Approaching his third term in office, Xi Jinping thoroughly cleaned up the party leadership, building a rigid power vertical of officials loyal to party ideals. In doing so, during the 20th CPC Congress, the Party Charter was amended to include “two provisions”: the status of Xi Jinping as the core of the entire party and the establishment of “Xi Jinping’s Thought on Socialism with Chinese Characteristics for a New Era” as guiding principles for the party and state administration.
Strong Army, Strong Leader
Xi not only strengthened the country from within, but also gradually began to move toward a more assertive foreign policy. There has been a departure from Deng Xiaoping’s long-standing concept of “Hide your strength and bide your time.” According to the current Chinese leader’s conviction, the main goal – the rebirth of the Chinese nation – is impossible without strengthening China’s position in the international arena.
China began to promote its own trade and infrastructure initiatives, such as the Belt and Road, as well as ideological constructs, such as the Community of Common Destiny for Mankind (about a more just world order from the Chinese point of view) and the Global Security Initiative (GSI).

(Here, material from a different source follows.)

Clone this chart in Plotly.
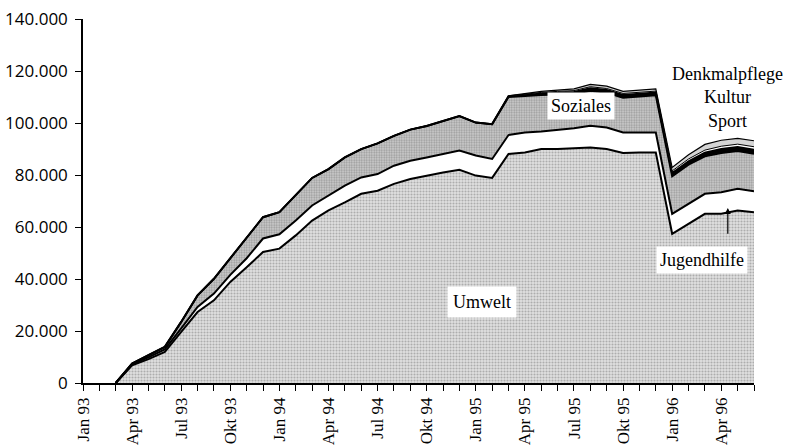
import plotly.graph_objects as go

# ---------------- data ----------------
month_abbr = ["Jan", "Feb", "Mär", "Apr", "Mai", "Jun", "Jul", "Aug", "Sep", "Okt", "Nov", "Dez"]
years = ["93", "94", "95", "96"]
all_months = [f"{m} {y}" for y in years for m in month_abbr][:42]   # Jan 93 .. Jun 96
data_months = all_months[2:]                                          # Mär 93 .. Jun 96

tick_labels = ["Jan 93", "Apr 93", "Jul 93", "Okt 93", "Jan 94", "Apr 94", "Jul 94",
               "Okt 94", "Jan 95", "Apr 95", "Jul 95", "Okt 95", "Jan 96", "Apr 96"]

y_tick_values = [0, 20000, 40000, 60000, 80000, 100000, 120000, 140000]
y_tick_labels = ["0", "20.000", "40.000", "60.000", "80.000", "100.000", "120.000", "140.000"]

umwelt = [0, 6800, 9200, 12000, 19700, 27300, 31800, 38900, 44500, 50400,
          51700, 56800, 62500, 66400, 69500, 72800, 74000, 76600, 78500, 79800,
          81000, 82000, 79800, 78900, 88100, 88700, 90000, 90000, 90300, 90600,
          90000, 88500, 88700, 88700, 57400, 61300, 65100, 65100, 66400, 65700]

jugendhilfe = [0, 400, 700, 900, 1300, 2000, 2600, 2700, 3500, 5200,
               5500, 5700, 5800, 5700, 6400, 6300, 6400, 7000, 7000, 7000,
               7000, 7400, 7700, 7300, 7300, 7700, 6800, 7500, 7700, 8400,
               8300, 7900, 7800, 7700, 7700, 7600, 7700, 8300, 8300, 8100]

soziales = [0, 300, 800, 1000, 2500, 4400, 5700, 6400, 7500, 8200,
            8500, 9600, 10600, 10200, 10900, 10900, 11800, 11500, 12000, 12100,
            12900, 13300, 12700, 13400, 14600, 14100, 14000, 13500, 13100, 13400,
            13400, 13400, 13800, 14300, 14400, 15100, 14400, 15100, 14600, 14400]

sport = [0] * 24 + [300, 500, 700, 800, 900, 1000, 1000, 1000,
                    1000, 1000, 1300, 1300, 1400, 1500, 1500, 1500]

kultur = [0] * 24 + [100, 200, 300, 400, 500, 600, 600, 600,
                     600, 600, 800, 900, 1000, 1100, 1100, 1200]

denkmalpflege = [0] * 24 + [100, 200, 400, 500, 700, 900, 900, 800,
                            800, 900, 1300, 1600, 2200, 2300, 2200, 2300]

# ---------------- figure ----------------
SERIF = "Liberation Serif"
line = dict(color="black", width=2)

fig = go.Figure()
fig.add_trace(go.Scatter(
    x=data_months, y=umwelt, name="Umwelt", stackgroup="one", mode="lines", line=line,
    fillpattern=dict(shape=".", bgcolor="#e0e0e0", fgcolor="#7a7a7a", size=3, solidity=0.4)))
fig.add_trace(go.Scatter(
    x=data_months, y=jugendhilfe, name="Jugendhilfe", stackgroup="one", mode="lines", line=line,
    fillcolor="white"))
fig.add_trace(go.Scatter(
    x=data_months, y=soziales, name="Soziales", stackgroup="one", mode="lines", line=line,
    fillpattern=dict(shape=".", bgcolor="#cdcdcd", fgcolor="#666666", size=2.5, solidity=0.45)))
fig.add_trace(go.Scatter(
    x=data_months, y=sport, name="Sport", stackgroup="one", mode="lines", line=line,
    fillcolor="black"))
fig.add_trace(go.Scatter(
    x=data_months, y=kultur, name="Kultur", stackgroup="one", mode="lines",
    line=dict(color="black", width=1), fillcolor="white"))
fig.add_trace(go.Scatter(
    x=data_months, y=denkmalpflege, name="Denkmalpflege", stackgroup="one", mode="lines",
    line=dict(color="black", width=1.2), fillcolor="#d4d4d4"))

fig.update_layout(
    width=792, height=445,
    margin=dict(l=83, r=38, t=19, b=62, autoexpand=False),
    paper_bgcolor="white", plot_bgcolor="white",
    showlegend=False,
    xaxis=dict(
        type="category", categoryorder="array", categoryarray=all_months,
        range=[0, 41], automargin=False,
        tickmode="array", tickvals=all_months,
        ticktext=[m if m in tick_labels else "" for m in all_months],
        tickangle=-90, ticks="outside", ticklen=6, tickwidth=1, tickcolor="black",
        tickfont=dict(family=SERIF, size=17, color="black"),
        showline=True, linecolor="black", linewidth=1.5,
        showgrid=False, zeroline=False),
    yaxis=dict(
        range=[0, 140050], automargin=False,
        tickmode="array", tickvals=y_tick_values, ticktext=y_tick_labels,
        ticks="outside", ticklen=6, tickwidth=1, tickcolor="black",
        tickfont=dict(family="Open Sans", size=17, color="black"),
        ticklabelstandoff=4,
        showline=True, linecolor="black", linewidth=1.5,
        showgrid=False, zeroline=False),
)

label_font = dict(family=SERIF, size=18, color="black")
fig.add_annotation(x=24.4, y=31100, text="Umwelt", showarrow=False, font=label_font,
                   bgcolor="white", borderpad=5)
fig.add_annotation(x=30.4, y=106600, text="Soziales", showarrow=False, font=label_font,
                   bgcolor="white", borderpad=3)
fig.add_annotation(x=37.8, y=47200, text="Jugendhilfe", showarrow=False, font=label_font,
                   bgcolor="white", borderpad=3)
fig.add_annotation(x=39.4, y=67300, ax=39.4, ay=56800, axref="x", ayref="y", text="",
                   showarrow=True, arrowhead=2, arrowsize=1, arrowwidth=1.2, arrowcolor="black")
fig.add_annotation(x=39.4, y=109700, text="Denkmalpflege<br>Kultur<br>Sport",
                   showarrow=False, font=label_font, align="center")

# remove the default 8 px page margin so the 792x445 figure fills the window exactly
fig.write_html("out.html", config={"displayModeBar": False},
               post_script="document.body.style.margin='0px';")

The promotion of Chinese technological standards to the outside world has become an important direction. Representatives from China already occupy executive positions in the world’s largest standard-setting organizations.
The realization of foreign policy ambitions is impossible without a strong army. Xi Jinping, as commander-in-chief, continues to reform the army, which by 2027 is expected to become the world’s leading army. The PRC’s defense budget has more than doubled from 2012 to 2021, to 1.35 billion yuan ($208 billion). It is still less than a third of the US budget, but it is the largest in the Asia-Pacific region.
All Chinese leaders since Mao have stressed the importance of China’s “reunification” with Taiwan. However, it was Xi Jinping who made it clear that the rebirth of a great Chinese nation cannot be achieved without reunification with Taiwan, and that this problem should not be left to future generations.
Recently, tensions in the Taiwan Strait have been on the rise. Beijing reproaches the US for provoking and cultivating separatist sentiments on the island. China has repeatedly indicated that it will make every effort to resolve the Taiwan issue peacefully, but a scenario of reunification by force cannot be ruled out if “outside forces” interfere in the process.